Recognizing and appreciating simple things can be an easy way to experience a country lifestyle and can have a big impact on your life.
We use a clothesline whenever possible in warm weather and wooden clothes racks around the wood stove in winter, with the added benefit of extra humidity in the air. Just small touches, but they make a big difference to me.
Some things take a bit more planning, but are worth it. We supplement our furnace heat with wood, every evening and weekend in the cold weather, meaning we only turn the furnace on in the coldest of weather. We live like folks did in the old days, closing off little used rooms and only heating the upstairs when absolutely necessary. We sleep upstairs and layer on the down comforters and flannel sheets in winter and all is cozy. Whenever the radiators are on, I place glass bread pans on them filled with water and herbs, to humidify and scent the air.
Braided rugs grace many an old wooden floor in our home. I have rugs made by myself, my mother, my grandmother and my great grandmother.
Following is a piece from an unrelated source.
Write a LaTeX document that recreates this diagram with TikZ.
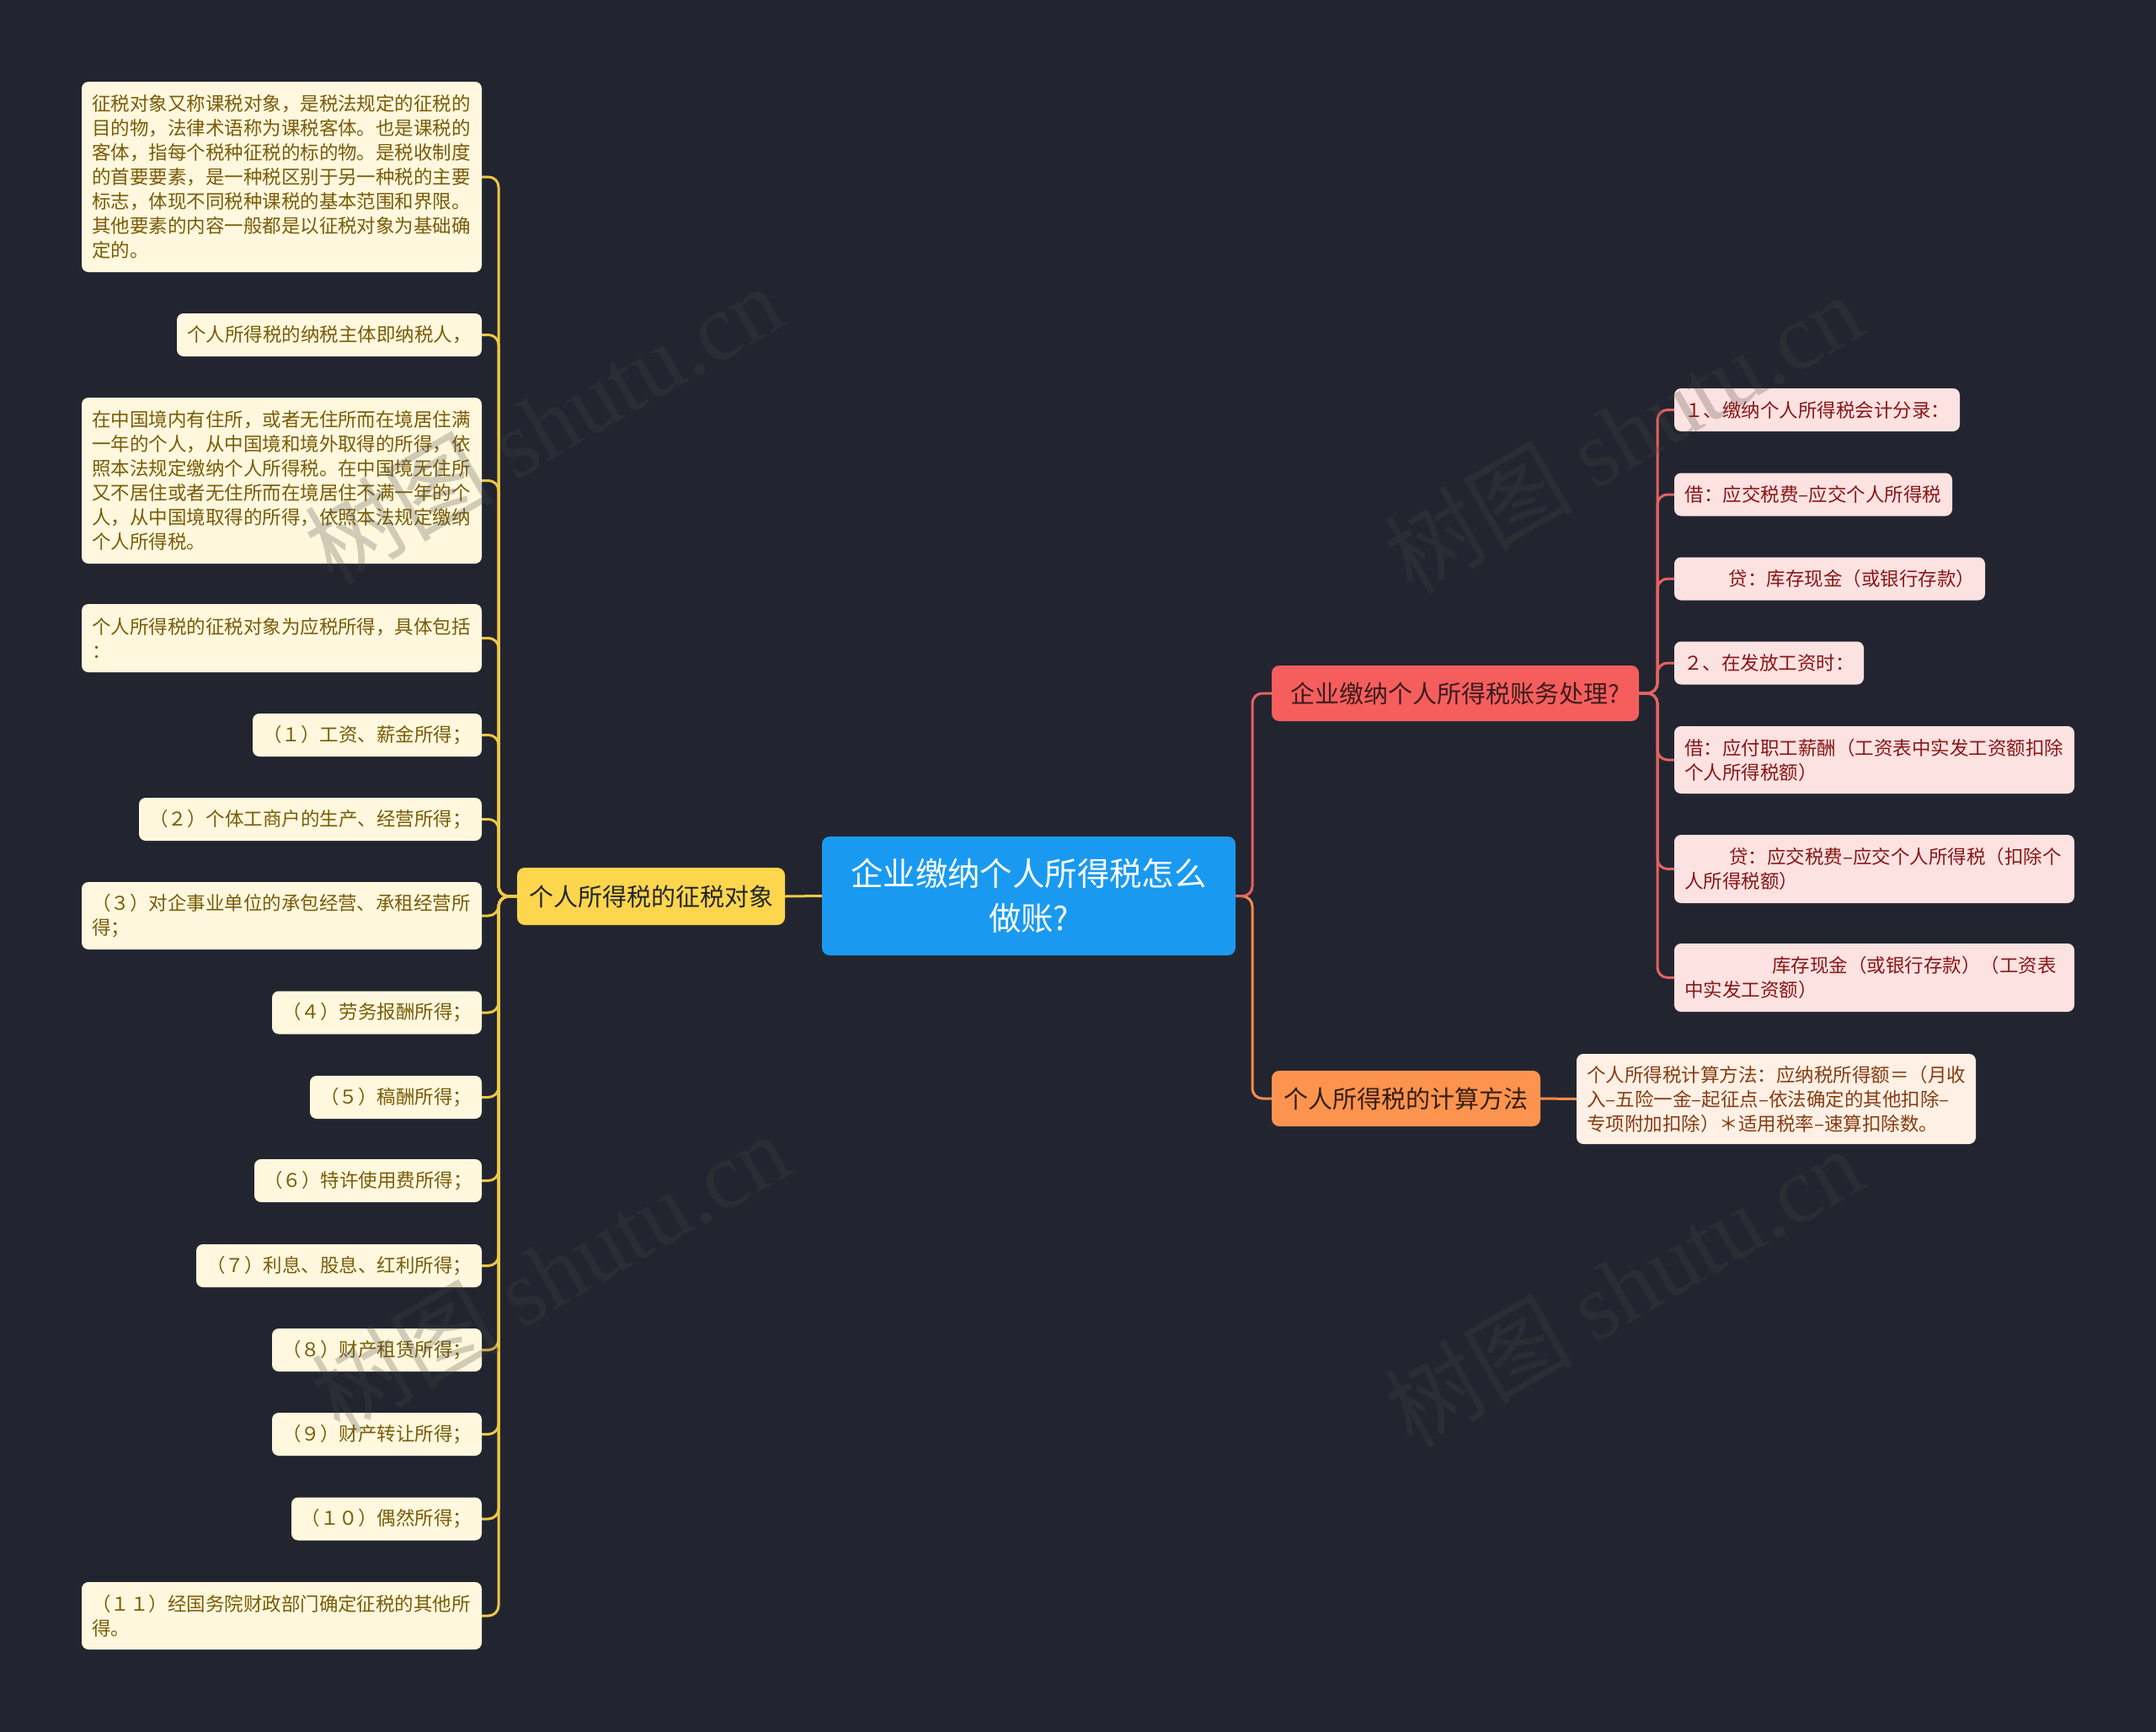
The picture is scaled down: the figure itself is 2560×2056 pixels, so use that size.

It’s a veritable legacy beneath our feet.
In the office, I re-purposed a lot of items for use there. I use varying sized canning jars for small items, rubber bands and so forth, keeping those items attractively in plain sight. I use baskets to hold file folders and recycled a very old door to make a computer cupboard. An antique table serves as my desk. Mixing bowls hold plants and small notes and notebooks. Interesting rocks and shells are paperweights.
In the bathroom, I use a lot of old canning jars to hold small soaps, hair ties, Q-tips, cotton balls etc. Old lace salvaged from otherwise ruined antique textiles, adorns the edge of towels. An old crocheted antimacassar doily works as a window topper. An antique marble mantle shelf covers the radiator and holds heat resistant items. And old medicine cabinet, repainted, works to hold odd items on the wall. Baskets hold sponges and larger items.
In the bedroom, spice and small canning jars hold hair clips, jewelry items and change on the dresser. Rescued lace adorns a bed skirt and trims pillowcases. An heirloom crocheted coverlet covers the bed in some seasons. An old dry sink doubles as a bedside stand. Elderly bureaus hold clothes and rejuvenated trunks hold larger items. A family rocker passed down several generations, affords a comfortable spot to relax.
Our activities are often guided by the time of day, as in where the best natural light is, and the time of year. Country living, in part, means working and living with the environment. That being said, we always looking to reduce our carbon footprint and respect our one and only earth.